In fact, as the retail business has consolidated -- and has been transformed by the marts, K and Wal -- newspapers have lost much of their retail base.

And, despite the recent upturn in national advertising, newspapers remain resolutely local. As the local community changes -- as society changes -- so does the newspaper business. Whereas there was once an advertising base and a readership base that could support two -- or more -- newspapers in a community, today our readers tell us they don't have time and our advertisers tell us they don't have the money.

I believe, therefore, it is natural for consolidation to occur in the newspaper industry. As there are fewer and fewer customers, there will be fewer and fewer newspapers and newspaper companies.

Industry analyst John Morton observed in his column in the American Journalism Review recently that Katherine Graham, the grande dame of the Washington Post, once said that it takes just as much energy to manage a big paper as a small one. This probably comes as a shock to Gannett Co. Inc., a company that appears to be back on the acquisition track.

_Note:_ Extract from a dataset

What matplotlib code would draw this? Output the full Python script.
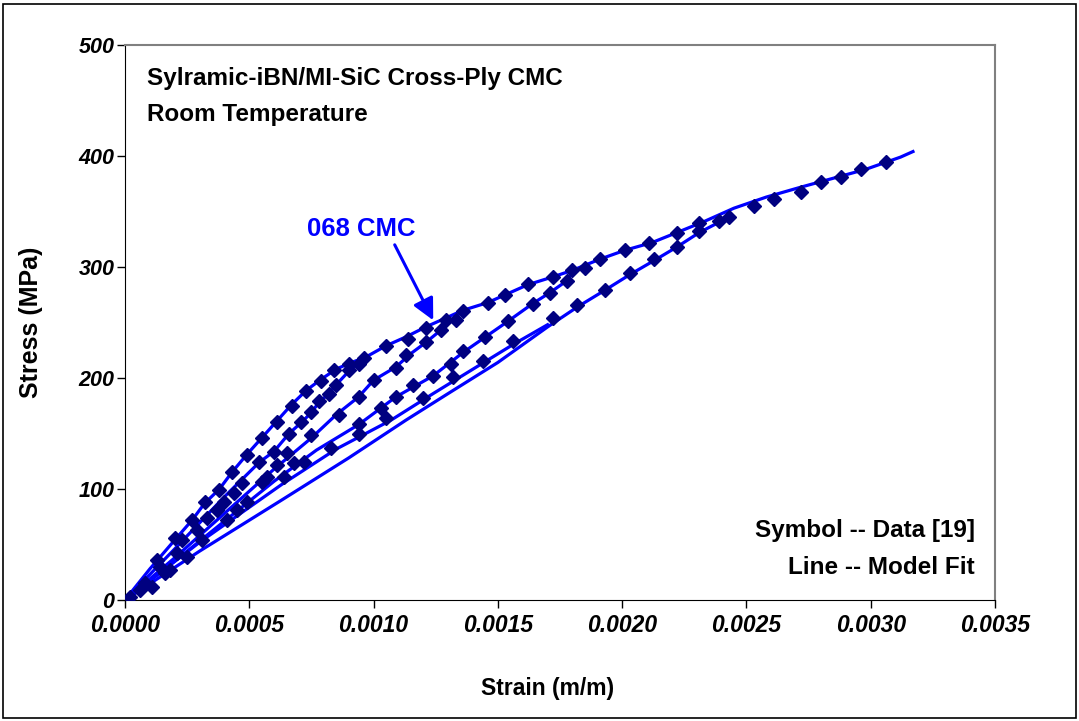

Gannett last week purchased 21 of Thomson Corp.'s 55 daily papers, eight of them in Ohio (where it already owns the Cincinnati Enquirer and three other titles). Curiously, Gannett shunned a ninth Thomson Ohio property -- The Repository of Canton. Could it be that the 63,711-circulation Repository (which also has a weekly operation) was too big for Gannett?

What these consolidations are showing is that every newspaper company has its own beliefs about where its strengths lie. Gannett, Community Newpaper Holdings (another big Thomson buyer), Dow Jones/Ottaway and the New York Times Regional Group believe only small properties are manageable. Tribune -- with its acquisition of Times Mirror -- appears to be confident about its abilities to cross-pollinate television, newspapers and the Internet (a strategy shared by Belo Corp. and Media General).